→ WORK INSTRUCTIONS:
Identify the lines that contain the word "matplotlib" and copy each one.

→ DATASET SECTION:
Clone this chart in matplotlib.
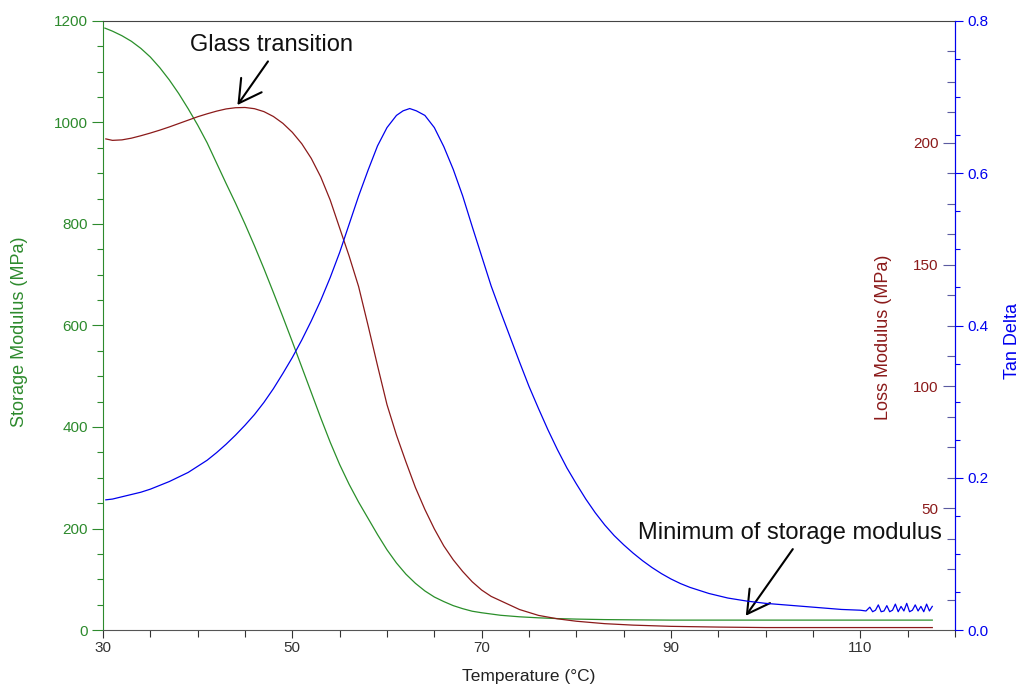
import matplotlib
matplotlib.use("Agg")
import matplotlib.pyplot as plt
from matplotlib.ticker import MultipleLocator, FixedLocator

plt.rcParams['font.family'] = ['Liberation Sans', 'DejaVu Sans']

# ---------------- data ----------------
storage_T = [30.2, 31, 32, 33, 34, 35, 36, 37, 38, 39, 40, 41, 42, 43, 44, 45, 46, 47,
             48, 49, 50, 51, 52, 53, 54, 55, 56, 57, 58, 59, 60, 61, 62, 63, 64, 65,
             66, 67, 68, 69, 70, 72, 74, 76, 78, 80, 83, 86, 90, 100, 110, 117.6]
storage_MPa = [1186, 1180, 1171, 1160, 1146, 1129, 1108, 1084, 1057, 1027, 995, 960,
               920, 880, 841, 800, 757, 712, 665, 617, 568, 518, 468, 418, 370, 326,
               287, 252, 220, 188, 158, 132, 110, 92, 77, 65, 56, 48, 42, 37, 34, 29,
               26, 24, 22.5, 21.5, 20.5, 20, 19.5, 19.5, 19.5, 19.5]

loss_T = [30.3, 31, 32, 33, 34, 35, 36, 37, 38, 39, 40, 41, 42, 43, 44, 45, 46, 47, 48,
          49, 50, 51, 52, 53, 54, 55, 56, 57, 58, 59, 60, 61, 62, 63, 64, 65, 66, 67,
          68, 69, 70, 71, 72, 74, 76, 78, 80, 83, 86, 90, 95, 100, 110, 117.6]
loss_MPa = [201.6, 201.0, 201.2, 201.9, 202.9, 204.0, 205.2, 206.5, 207.9, 209.3,
            210.7, 211.9, 213.0, 213.9, 214.4, 214.5, 214.0, 212.8, 210.8, 208.0,
            204.3, 199.6, 193.6, 186.0, 176.5, 165.0, 153.5, 141.0, 125.0, 108.5,
            92.5, 80.0, 69.0, 58.5, 49.5, 41.5, 34.5, 28.8, 24.0, 19.8, 16.4, 13.8,
            12.0, 8.4, 6.0, 4.6, 3.6, 2.6, 2.0, 1.5, 1.2, 1.0, 1.0, 1.0]

tan_T = [30.3, 31, 32, 33, 34, 35, 36, 37, 38, 39, 40, 41, 42, 43, 44, 45, 46, 47, 48,
         49, 50, 51, 52, 53, 54, 55, 56, 57, 58, 59, 60, 61, 61.7, 62.4, 63.1, 64, 65,
         66, 67, 68, 69, 70, 71, 72, 73, 74, 75, 76, 77, 78, 79, 80, 81, 82, 83, 84,
         85, 86, 87, 88, 89, 90, 91, 92, 93, 94, 95, 96, 98, 100, 102, 104, 106, 108,
         110, 110.6, 111.0, 111.3, 111.6, 111.9, 112.2, 112.5, 112.8, 113.1, 113.4,
         113.7, 114.0, 114.3, 114.6, 114.9, 115.2, 115.5, 115.8, 116.1, 116.4, 116.7,
         117.0, 117.3, 117.6]
tan_delta = [0.171, 0.172, 0.175, 0.178, 0.181, 0.185, 0.190, 0.195, 0.201, 0.207,
             0.215, 0.223, 0.233, 0.244, 0.256, 0.269, 0.283, 0.299, 0.317, 0.337,
             0.358, 0.381, 0.406, 0.433, 0.463, 0.496, 0.533, 0.570, 0.604, 0.636,
             0.660, 0.676, 0.682, 0.685, 0.682, 0.676, 0.660, 0.635, 0.605, 0.570,
             0.530, 0.491, 0.452, 0.418, 0.385, 0.352, 0.320, 0.291, 0.263, 0.237,
             0.213, 0.192, 0.172, 0.154, 0.138, 0.124, 0.112, 0.101, 0.091, 0.082,
             0.074, 0.067, 0.061, 0.056, 0.052, 0.048, 0.045, 0.042, 0.038, 0.035,
             0.033, 0.031, 0.029, 0.027, 0.026,
             0.025, 0.030, 0.024, 0.026, 0.033, 0.024, 0.025, 0.032, 0.024, 0.026,
             0.034, 0.024, 0.031, 0.025, 0.035, 0.024, 0.026, 0.033, 0.025, 0.031,
             0.024, 0.034, 0.025, 0.031]

x_ticks = [30, 50, 70, 90, 110]
storage_ticks = [0, 200, 400, 600, 800, 1000, 1200]
loss_ticks = [50, 100, 150, 200]
tan_ticks = [0.0, 0.2, 0.4, 0.6, 0.8]

# ---------------- styling ----------------
GREEN = '#2d8a2d'
GREEN_LINE = '#2a8f2a'
RED = '#8b1a1a'
BLUE = '#0000ee'

fig = plt.figure(figsize=(10.21, 6.86), dpi=100)
ax = fig.add_axes([103/1021, 56/686, 852/1021, 609/686])
ax2 = ax.twinx()
ax3 = ax.twinx()

ax.plot(storage_T, storage_MPa, color=GREEN_LINE, lw=0.9)
ax2.plot(loss_T, loss_MPa, color=RED, lw=0.9)
ax3.plot(tan_T, tan_delta, color=BLUE, lw=0.9)

ax.set_xlim(30, 120)
ax.set_ylim(0, 1200)
ax2.set_ylim(0, 250)
ax3.set_ylim(0, 0.8)

# x axis
ax.set_xticks(x_ticks)
ax.xaxis.set_minor_locator(MultipleLocator(5))
ax.tick_params(axis='x', which='major', direction='out', length=6, width=0.8,
               labelsize=11, colors='#333333', pad=2)
ax.tick_params(axis='x', which='minor', direction='out', length=5, width=0.8,
               colors='#333333')
ax.set_xlabel('Temperature (°C)', fontsize=12.5, color='#222222', labelpad=10)

# storage axis (left)
ax.set_yticks(storage_ticks)
ax.yaxis.set_minor_locator(MultipleLocator(50))
ax.tick_params(axis='y', which='major', direction='out', length=8, width=0.8,
               labelsize=11, colors=GREEN, pad=3)
ax.tick_params(axis='y', which='minor', direction='out', length=4.5, width=0.8,
               colors=GREEN)
ax.spines['left'].set_color(GREEN)
ax.spines['right'].set_visible(False)
ax.spines['top'].set_color('#444444')
ax.spines['bottom'].set_color('#555555')
ax.text(-0.098, 0.49, 'Storage Modulus (MPa)', transform=ax.transAxes, rotation=90,
        ha='center', va='center', fontsize=13, color=GREEN)

# loss axis (ticks on the inside of the right spine)
for s in ax2.spines.values():
    s.set_visible(False)
ax2.yaxis.tick_left()
ax2.spines['left'].set_position(('axes', 1.0))
ax2.spines['left'].set_visible(True)
ax2.spines['left'].set_color(BLUE)
ax2.yaxis.set_major_locator(FixedLocator(loss_ticks))
ax2.yaxis.set_minor_locator(FixedLocator([v * 12.5 for v in range(1, 20) if v % 4 != 0]))
ax2.tick_params(axis='y', which='major', direction='out', length=9, width=0.8,
                labelsize=11, colors='#5a5aa0', labelcolor=RED, pad=3)
ax2.tick_params(axis='y', which='minor', direction='out', length=5.5, width=0.8,
                colors='#5a5aa0')
ax2.text(0.9155, 0.48, 'Loss Modulus (MPa)', transform=ax.transAxes, rotation=90,
         ha='center', va='center', fontsize=13, color=RED)

# tan delta axis (right)
for s in ax3.spines.values():
    s.set_visible(False)
ax3.spines['right'].set_visible(True)
ax3.spines['right'].set_color(BLUE)
ax3.set_yticks(tan_ticks)
ax3.yaxis.set_minor_locator(MultipleLocator(0.05))
ax3.tick_params(axis='y', which='major', direction='out', length=6, width=0.8,
                labelsize=11, colors=BLUE, pad=3)
ax3.tick_params(axis='y', which='minor', direction='out', length=3.5, width=0.8,
                colors=BLUE)
ax3.set_yticklabels(['0.0', '0.2', '0.4', '0.6', '0.8'])
ax3.text(1.067, 0.475, 'Tan Delta', transform=ax.transAxes, rotation=90,
         ha='center', va='center', fontsize=13, color=BLUE)

# annotations
arrow = dict(arrowstyle='->, head_length=0.8, head_width=0.45', color='black',
             lw=1.5, shrinkA=2, shrinkB=0, mutation_scale=20)
ax2.annotate('Glass transition', xy=(44.2, 215.5), xytext=(47.8, 240),
             textcoords='data', ha='center', va='center', fontsize=17,
             color='#111111', arrowprops=dict(arrow, relpos=(0.5, 0.0)))
ax.annotate('Minimum of storage modulus', xy=(97.9, 28), xytext=(102.6, 191),
            textcoords='data', ha='center', va='center', fontsize=17,
            color='#111111', arrowprops=dict(arrow, relpos=(0.52, 0.0)))

fig.savefig('out.png', dpi=100)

→ ANSWER TO THIS TASK:
Clone this chart in matplotlib.
import matplotlib
matplotlib.use("Agg")
import matplotlib.pyplot as plt
from matplotlib.ticker import MultipleLocator, FixedLocator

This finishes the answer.